(TASK STATEMENT): Reproduce, character for character, the lines below from the first through the one with "const xTicks=[0,2000,4000,6000,8000,10000,12000];". Leave pictures out.

(DATASET):
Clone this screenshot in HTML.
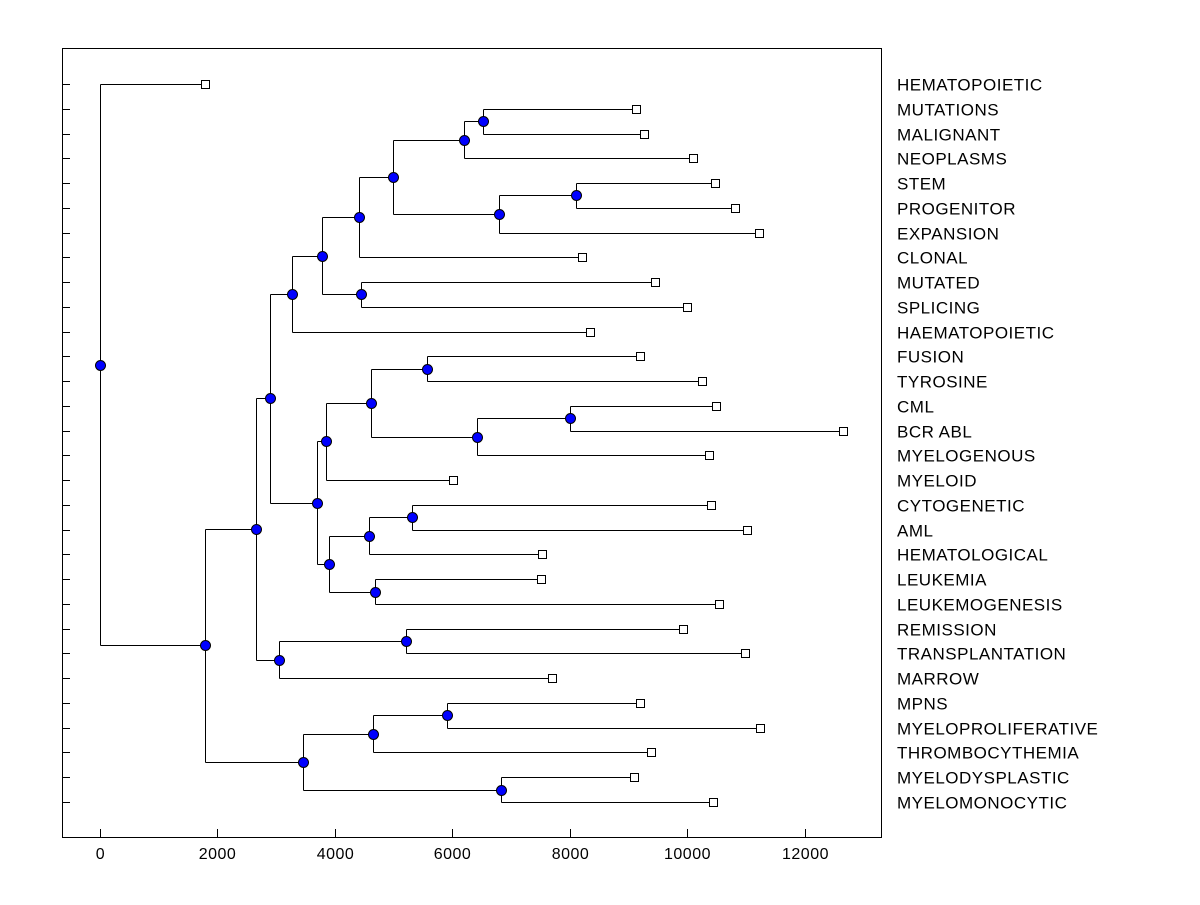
<!DOCTYPE html>
<html><head><meta charset="utf-8"><style>
body{margin:0;background:#fff;}
svg text{font-family:"Liberation Sans",Arial,sans-serif;}
</style></head><body>
<svg id="chart" width="1200" height="900" xmlns="http://www.w3.org/2000/svg">
<rect x="0" y="0" width="1200" height="900" fill="#fff"/>
<rect x="62.5" y="48.5" width="819" height="789" fill="none" stroke="#000" stroke-width="1"/>
<g id="g"></g>
</svg>
<script>
const labels=["HEMATOPOIETIC","MUTATIONS","MALIGNANT","NEOPLASMS","STEM","PROGENITOR","EXPANSION","CLONAL","MUTATED","SPLICING","HAEMATOPOIETIC","FUSION","TYROSINE","CML","BCR ABL","MYELOGENOUS","MYELOID","CYTOGENETIC","AML","HEMATOLOGICAL","LEUKEMIA","LEUKEMOGENESIS","REMISSION","TRANSPLANTATION","MARROW","MPNS","MYELOPROLIFERATIVE","THROMBOCYTHEMIA","MYELODYSPLASTIC","MYELOMONOCYTIC"];
const leafValues=[1796,9132,9268,10102,10477,10817,11226,8213,9455,10000,8349,9200,10255,10494,12647,10374,6017,10409,11021,7532,7515,10545,9932,10987,7702,9200,11243,9387,9098,10443];
// merges: [childA, childB] ; ids >=30 refer to earlier merges (30 + index)
const mergeChildren=[[1,2],[30,3],[4,5],[32,6],[31,33],[34,7],[8,9],[35,36],[37,10],[11,12],[13,14],[40,15],[39,41],[42,16],[17,18],[44,19],[20,21],[45,46],[43,47],[38,48],[22,23],[50,24],[49,51],[25,26],[53,27],[28,29],[54,55],[52,56],[0,57]];
const mergeHeights=[6528,6204,8111,6800,4996,4417,4451,3787,3277,5574,8009,6426,4621,3855,5319,4587,4689,3906,3702,2902,5217,3055,2664,5915,4655,6834,3464,1796,0];
const xTicks=[0,2000,4000,6000,8000,10000,12000];

const NS="http://www.w3.org/2000/svg";
const g=document.getElementById('g');
const xs=v=>99.5+v*0.05875;
const ys=i=>84+i*(802-84)/29;
function mk(t,a){const e=document.createElementNS(NS,t);for(const k in a)e.setAttribute(k,a[k]);g.appendChild(e);return e;}
labels.forEach((l,i)=>{
 const y=Math.round(ys(i))+0.5;
 const t=mk('line',{x1:62,x2:70,y1:y,y2:y,stroke:'#000'});
 
 
 const tx=mk('text',{x:897,y:y+6,'font-size':17,'letter-spacing':0.5});
 tx.textContent=l;
 
 
});
xTicks.forEach(v=>{
 const x=Math.round(xs(v))+0.5;
 const t=mk('line',{x1:x,x2:x,y1:829,y2:837,stroke:'#000'});
 
 
 const tx=mk('text',{x:x,y:859,'font-size':16,'letter-spacing':0.5,'text-anchor':'middle'});
 tx.textContent=v;
 
 
});
const nx=[],ny=[];
leafValues.forEach((v,i)=>{nx[i]=xs(v);ny[i]=ys(i);});
mergeChildren.forEach((c,k)=>{
 const id=30+k;const x=xs(mergeHeights[k]);
 const y=(ny[c[0]]+ny[c[1]])/2;nx[id]=x;ny[id]=y;
 const X=Math.round(x)+0.5;
 const v=mk('line',{x1:X,x2:X,y1:Math.round(ny[c[0]])+0.5,y2:Math.round(ny[c[1]])+0.5,stroke:'#000'});
 
 
 c.forEach(ch=>{
  const Y=Math.round(ny[ch])+0.5;
  const h=mk('line',{x1:X,x2:Math.round(nx[ch])+0.5,y1:Y,y2:Y,stroke:'#000'});
  
  
 });
});
leafValues.forEach((v,i)=>{
 const r=mk('rect',{x:Math.round(nx[i])-3.5,y:Math.round(ny[i])-3.5,width:8,height:8,fill:'#fff',stroke:'#000'});
 
 
});
mergeChildren.forEach((c,k)=>{
 const id=30+k;
 const d=mk('circle',{cx:Math.round(nx[id])+0.5,cy:Math.round(ny[id])+0.5,r:5,fill:'#0000ff',stroke:'#000'});
 
 
});
</script>
</body></html>
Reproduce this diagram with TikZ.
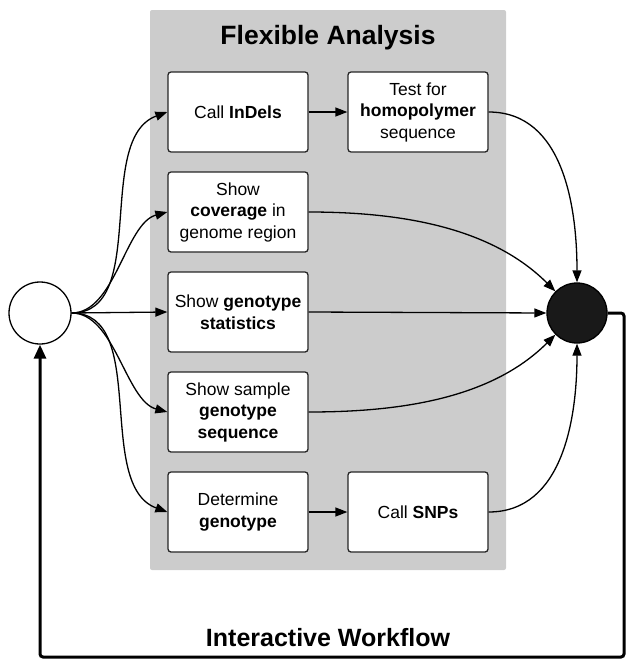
\documentclass[tikz,border=0pt]{standalone}
\usepackage{fontspec}
\setmainfont{Liberation Sans}
\usetikzlibrary{arrows.meta}
\begin{document}
\begin{tikzpicture}[x=1pt,y=-1pt,
  stepbox/.style={draw=black!85,line width=1.3pt,fill=white,rounded corners=3pt,minimum width=140pt,minimum height=80pt,align=center,font=\fontsize{17.5}{21.5}\selectfont,inner sep=1pt},
  conn/.style={line width=1.3pt,-{Triangle[length=12pt,width=9pt]}},
  every node/.style={text=black}]
\useasboundingbox (0,0) rectangle (627,659);
\fill[black!20,rounded corners=2pt] (150,10) rectangle (506,570);
\node[font=\bfseries\fontsize{26.5}{30}\selectfont] (title) at (328,38) {Flexible Analysis};
\node[stepbox] (indel) at (238,112) {Call \textbf{InDels}};
\node[stepbox] (homo) at (418,112) {Test for\\\textbf{homopolymer}\\sequence};
\node[stepbox] (cov) at (238,212) {Show\\\textbf{coverage} in\\genome region};
\node[stepbox] (gstat) at (238,312) {Show \textbf{genotype}\\\textbf{statistics}};
\node[stepbox] (gseq) at (238,412) {Show sample\\\textbf{genotype}\\\textbf{sequence}};
\node[stepbox] (det) at (238,512) {Determine\\\textbf{genotype}};
\node[stepbox] (snp) at (418,512) {Call \textbf{SNPs}};
\node[circle,draw,line width=1.3pt,fill=white,minimum size=62pt,inner sep=0pt] (start) at (40,313) {};
\node[circle,draw,line width=1.3pt,fill=black!90,minimum size=60pt,inner sep=0pt] (end) at (577,313) {};
\node[font=\bfseries\fontsize{25}{30}\selectfont] (wf) at (328,638) {Interactive Workflow};
% left fan
\draw[conn] (start.east) to[out=0,in=200,looseness=0.9] (indel.west);
\draw[conn] (start.east) to[out=0,in=195,looseness=0.8] (cov.west);
\draw[conn] (start.east) -- (gstat.west);
\draw[conn] (start.east) to[out=0,in=165,looseness=0.8] (gseq.west);
\draw[conn] (start.east) to[out=0,in=160,looseness=0.9] (det.west);
% middle
\draw[conn] (indel.east) -- (homo.west);
\draw[conn] (det.east) -- (snp.west);
% right fan
\draw[conn] (homo.east) to[out=0,in=90,looseness=1.0] (end.north);
\draw[conn] (cov.east) to[out=0,in=135,looseness=0.9] (end.north west);
\draw[conn] (gstat.east) -- (end.west);
\draw[conn] (gseq.east) to[out=0,in=225,looseness=0.9] (end.south west);
\draw[conn] (snp.east) to[out=0,in=270,looseness=1.0] (end.south);
% loop
\coordinate (c1) at (624,313);
\coordinate (c2) at (624,657);
\coordinate (c3) at (40,657);
\draw[line width=3pt,rounded corners=3pt,-{Triangle[length=14pt,width=12pt]}] (end.east) -- (c1) -- (c2) -- (c3) -- (start.south);
\end{tikzpicture}
\end{document}
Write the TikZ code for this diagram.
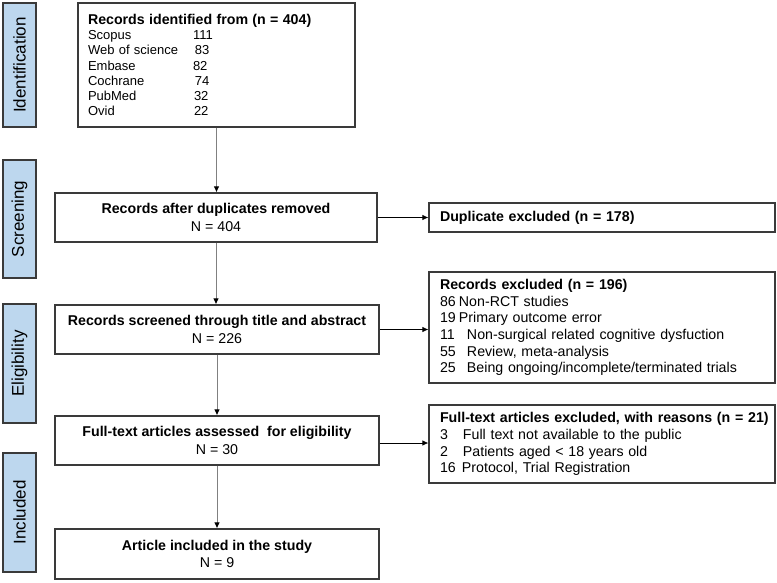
\documentclass[tikz,border=0pt]{standalone}
\usepackage{fontspec}
\setmainfont{Liberation Sans}
\usetikzlibrary{arrows.meta}
\definecolor{phase}{HTML}{BDD7EE}
\definecolor{edge}{HTML}{3A3A3A}
\newcommand{\rg}{\fontsize{14.2}{17.5}\selectfont}
\newcommand{\bd}{\fontsize{14.2}{15.3}\selectfont\bfseries}
\begin{document}
\begin{tikzpicture}[x=1pt, y=-1pt,
		phasebox/.style={draw=edge, line width=1.2pt, fill=phase, rotate=90, font=\fontsize{17}{18}\selectfont, inner sep=0pt, minimum height=33pt},
		mainbox/.style={draw=edge, line width=1.2pt, align=center, inner sep=0pt, minimum height=49pt, font=\rg},
		sidebox/.style={draw=edge, line width=1.2pt, align=left, inner xsep=11pt, inner ysep=0pt, text width=324pt, minimum width=346pt, font=\rg},
		down/.style={-{Latex[length=6pt,width=5.5pt,color=black]}, gray, line width=0.9pt},
		side/.style={-{Latex[length=6pt,width=5.5pt]}, black, line width=0.8pt}]
		
		\useasboundingbox (0,0) rectangle (777,582);
		
		% Fases
		\node[phasebox, minimum width=124pt] (p1) at (19.5,65) {Identification};
		\node[phasebox, minimum width=118pt] (p2) at (19.5,219) {Screening};
		\node[phasebox, minimum width=119pt] (p3) at (19.5,363.5) {Eligibility};
		\node[phasebox, minimum width=119pt] (p4) at (19.5,512.5) {Included};
		
		% Registros identificados
		\node[draw=edge, line width=1.2pt, align=left, minimum width=277pt, minimum height=124pt, text width=257pt, inner xsep=10pt, font=\fontsize{13}{15.3}\selectfont] (ident) at (216.5,65) {%
			{\bd Records identified from (n = 404)}\\
			\makebox[105pt][l]{Scopus}111\\
			\makebox[107pt][l]{Web of science}83\\
			\makebox[105pt][l]{Embase}82\\
			\makebox[107pt][l]{Cochrane}74\\
			\makebox[106pt][l]{PubMed}32\\
			\makebox[106pt][l]{Ovid}22};
		
		% Cajas centrales
		\node[mainbox, minimum width=322pt] (dup) at (216,217.5) {{\bd Records after duplicates removed}\\N = 404};
		\node[mainbox, minimum width=324pt] (scr) at (217,329.5) {{\bd Records screened through title and abstract}\\N = 226};
		\node[mainbox, minimum width=324pt] (full) at (217,440.5) {{\bd Full-text articles assessed\ \ for eligibility}\\N = 30};
		\node[mainbox, minimum width=324pt, minimum height=50pt] (incl) at (217,554) {{\bd Article included in the study}\\N = 9};
		
		% Cajas de exclusion
		\node[sidebox, minimum height=29pt] (dupex) at (602,217.5) {\bd Duplicate excluded (n = 178)};
		\node[sidebox, minimum height=111pt, font=\fontsize{14.2}{16.6}\selectfont] (recex) at (602,327.5) {%
			{\bd Records excluded (n = 196)}\\
			\makebox[19pt][l]{86}Non-RCT studies\\
			\makebox[19pt][l]{19}Primary outcome error\\
			\makebox[27pt][l]{11}Non-surgical related cognitive dysfuction\\
			\makebox[27pt][l]{55}Review, meta-analysis\\
			\makebox[27pt][l]{25}Being ongoing/incomplete/terminated trials};
		\node[sidebox, minimum height=78pt, font=\fontsize{14.2}{16.8}\selectfont] (fullex) at (602,444) {%
			\makebox[0pt][l]{\bd Full-text articles excluded, with reasons (n = 21)}\\
			\makebox[23pt][l]{3}Full text not available to the public\\
			\makebox[23pt][l]{2}Patients aged < 18 years old\\
			\makebox[22pt][l]{16}Protocol, Trial Registration};
		
		% Flechas verticales
		\draw[down] (ident.south) -- (ident.south |- dup.north);
		\draw[down] (dup.south) -- (dup.south |- scr.north);
		\draw[down] (scr.south) -- (scr.south |- full.north);
		\draw[down] (full.south) -- (full.south |- incl.north);
		
		% Flechas laterales
		\draw[side] (dup.east) -- (dupex.west);
		\draw[side] (scr.east) -- (scr.east -| recex.west);
		\draw[side] ([yshift=-2.5pt]full.east) -- ([yshift=-2.5pt]full.east -| fullex.west);
		
	\end{tikzpicture}
\end{document}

(EXERCISE OUTPUT):
Clone this screenshot in HTML.
<!DOCTYPE html>
<html><head><meta charset="utf-8"><style>
body{margin:0;background:#fff;}
svg text{font-family:"Liberation Sans",Arial,sans-serif;}
</style></head><body>
<svg id="chart" width="1200" height="900" xmlns="http://www.w3.org/2000/svg">
<rect x="0" y="0" width="1200" height="900" fill="#fff"/>
<rect x="62.5" y="48.5" width="819" height="789" fill="none" stroke="#000" stroke-width="1"/>
<g id="g"></g>
</svg>
<script>
const labels=["HEMATOPOIETIC","MUTATIONS","MALIGNANT","NEOPLASMS","STEM","PROGENITOR","EXPANSION","CLONAL","MUTATED","SPLICING","HAEMATOPOIETIC","FUSION","TYROSINE","CML","BCR ABL","MYELOGENOUS","MYELOID","CYTOGENETIC","AML","HEMATOLOGICAL","LEUKEMIA","LEUKEMOGENESIS","REMISSION","TRANSPLANTATION","MARROW","MPNS","MYELOPROLIFERATIVE","THROMBOCYTHEMIA","MYELODYSPLASTIC","MYELOMONOCYTIC"];
const leafValues=[1796,9132,9268,10102,10477,10817,11226,8213,9455,10000,8349,9200,10255,10494,12647,10374,6017,10409,11021,7532,7515,10545,9932,10987,7702,9200,11243,9387,9098,10443];
// merges: [childA, childB] ; ids >=30 refer to earlier merges (30 + index)
const mergeChildren=[[1,2],[30,3],[4,5],[32,6],[31,33],[34,7],[8,9],[35,36],[37,10],[11,12],[13,14],[40,15],[39,41],[42,16],[17,18],[44,19],[20,21],[45,46],[43,47],[38,48],[22,23],[50,24],[49,51],[25,26],[53,27],[28,29],[54,55],[52,56],[0,57]];
const mergeHeights=[6528,6204,8111,6800,4996,4417,4451,3787,3277,5574,8009,6426,4621,3855,5319,4587,4689,3906,3702,2902,5217,3055,2664,5915,4655,6834,3464,1796,0];
const xTicks=[0,2000,4000,6000,8000,10000,12000];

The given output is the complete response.